Quand la victime entre dans sa voiture, Courtemanche surgit et lui place un couteau près de la tête et lui ordonne d’obéir sinon il la tuera. Il s’assoit à côté de sa victime et lui demande de rouler jusque dans un quartier industriel. Il en profite pour lui toucher la cuisse. À destination, une bagarre éclate avec la victime.

Courtemanche traîne sa victime par les cheveux dans un sentier.

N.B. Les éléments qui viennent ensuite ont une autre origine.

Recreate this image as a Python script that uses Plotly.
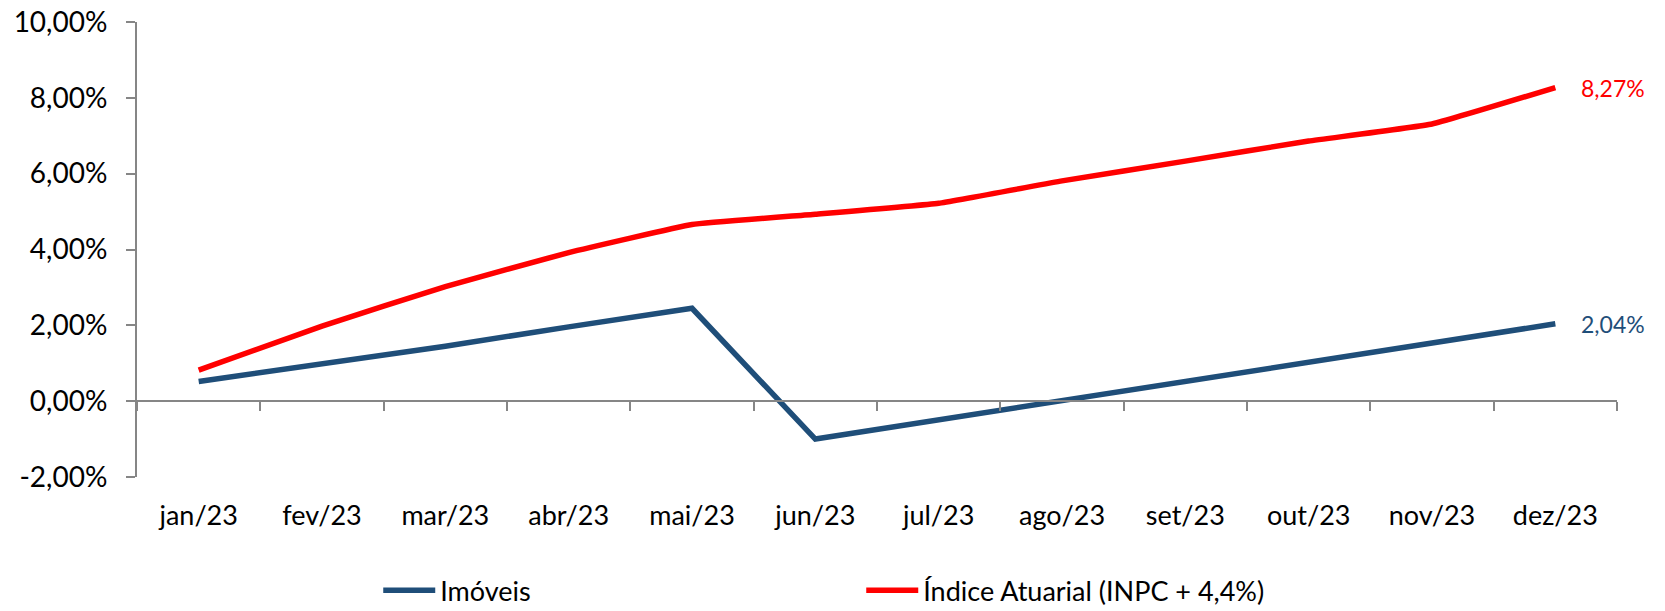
import plotly.graph_objects as go

# ── dados ──────────────────────────────────────────────
meses = ["jan/23", "fev/23", "mar/23", "abr/23", "mai/23", "jun/23",
         "jul/23", "ago/23", "set/23", "out/23", "nov/23", "dez/23"]
imoveis = [0.52, 0.97, 1.45, 1.96, 2.45, -1.00, -0.49, 0.00, 0.51, 1.02, 1.54, 2.04]
indice_atuarial = [0.82, 1.98, 3.02, 3.92, 4.66, 4.93, 5.22, 5.81, 6.33, 6.86, 7.31, 8.27]
y_ticks = [-2, 0, 2, 4, 6, 8, 10]

AZUL = "#1F4E79"
VERMELHO = "#FF0000"
EIXO = "#868686"
FONTE = "Lato"

x_pos = list(range(len(meses)))


def pct(v):
    return f"{v:.2f}%".replace(".", ",")


fig = go.Figure()

fig.add_trace(go.Scatter(
    x=x_pos, y=imoveis, name="Imóveis", mode="lines",
    line=dict(color=AZUL, width=5.5),
))
fig.add_trace(go.Scatter(
    x=x_pos, y=indice_atuarial, name="Índice Atuarial (INPC + 4,4%)", mode="lines",
    line=dict(color=VERMELHO, width=5.5, shape="spline", smoothing=0.3),
))

# rótulos no último ponto
for serie, cor in ((indice_atuarial, VERMELHO), (imoveis, AZUL)):
    fig.add_annotation(
        x=x_pos[-1], y=serie[-1], text=pct(serie[-1]),
        xanchor="left", yanchor="middle", xshift=24, showarrow=False,
        font=dict(family=FONTE, size=23, color=cor),
    )

n = len(meses)
fig.update_layout(
    width=1665, height=611,
    margin=dict(l=137, r=48, t=22, b=134, autoexpand=False),
    paper_bgcolor="white", plot_bgcolor="white",
    font=dict(family=FONTE, size=28, color="black"),
    showlegend=True,
    legend=dict(
        orientation="h", x=0.163, xanchor="left", y=-0.25, yanchor="middle",
        entrywidth=416, entrywidthmode="pixels",
        font=dict(family=FONTE, size=27, color="black"),
        itemwidth=52, tracegroupgap=0,
    ),
    xaxis=dict(
        range=[-0.5, n - 0.5], tickmode="array", tickvals=x_pos, ticktext=meses,
        showline=False, showgrid=False, zeroline=False, ticks="",
        ticklabelstandoff=20, tickfont=dict(size=27),
    ),
    # eixo na linha do zero com marcas entre as categorias
    xaxis2=dict(
        overlaying="x", anchor="free", position=2 / 12, side="bottom",
        range=[-0.5, n - 0.5], tickmode="array",
        tickvals=[i - 0.5 for i in range(n + 1)],
        showticklabels=False, showline=True, linecolor=EIXO, linewidth=2,
        ticks="outside", ticklen=9, tickcolor=EIXO, tickwidth=2,
        showgrid=False, zeroline=False,
    ),
    yaxis=dict(
        range=[-2, 10], tickmode="array", tickvals=y_ticks,
        ticktext=[pct(v) for v in y_ticks],
        showline=True, linecolor=EIXO, linewidth=2,
        ticks="outside", ticklen=9, tickcolor=EIXO, tickwidth=2,
        showgrid=False, zeroline=False, ticklabelstandoff=13,
    ),
)

# traço invisível para ativar o eixo x2
fig.add_trace(go.Scatter(
    x=[x_pos[0]], y=[0], xaxis="x2", mode="markers",
    marker=dict(opacity=0), showlegend=False, hoverinfo="skip",
))

# tira a margem padrão do body para a figura ocupar a janela inteira
fig.write_html(
    "out.html",
    config={"displayModeBar": False},
    post_script="document.body.style.margin = '0';",
)
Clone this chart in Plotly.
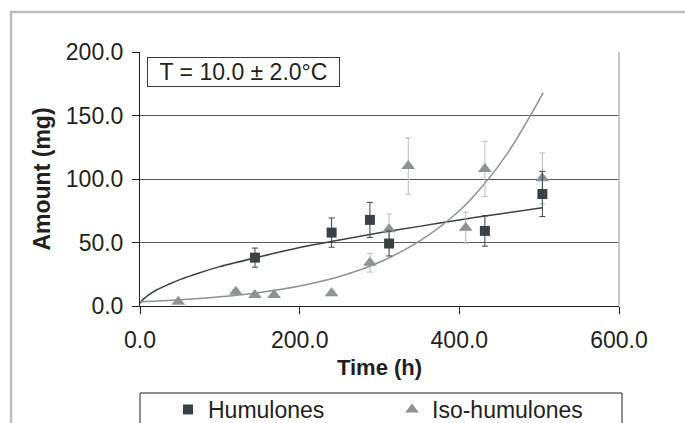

Désespérée, elle réussit à le convaincre de retourner à la voiture, puis profite de l’arrivée d’un autre véhicule pour frapper son agresseur et prendre la fuite.

En détention, Courtemanche est si menaçant envers le personnel qu’à chacune de ses condamnations depuis 1999, il est incarcéré dans des pénitenciers à sécurité maximale, rappelle la plus récente décision de la Commission des libérations conditionnelles du Canada (CLCC) qui refusait de le libérer en 2021.

Les experts brossent le portait d’un véritable prédateur au risque de récidive violente « très élevé ». Une évaluation phallométrique conclut même à une préférence sexuelle significative pour les scénarios de « viol avec humiliation ». Dans les rapports, Courtemanche est décrit comme un menteur pathologique et un manipulateur.

Un expert conclut qu’il se situe dans la partie supérieure des cas « mixtes » de psychopathe.

L’arrestation du tueur présumé de la petite Marie-Chantale est accueillie avec soulagement à l’Association des familles de personnes assassinées ou disparues (AFPAD).

« Ma première émotion, c’est l’espoir pour ceux qui n’ont pas encore de nouvelles. Et un grand soulagement pour la maman de Marie-Chantale. La petite ne reviendra pas, mais au moins, la famille pourra tourner la page. C’est un immense soulagement », a affirmé à La Presse Anie Samson, directrice générale de l’Association.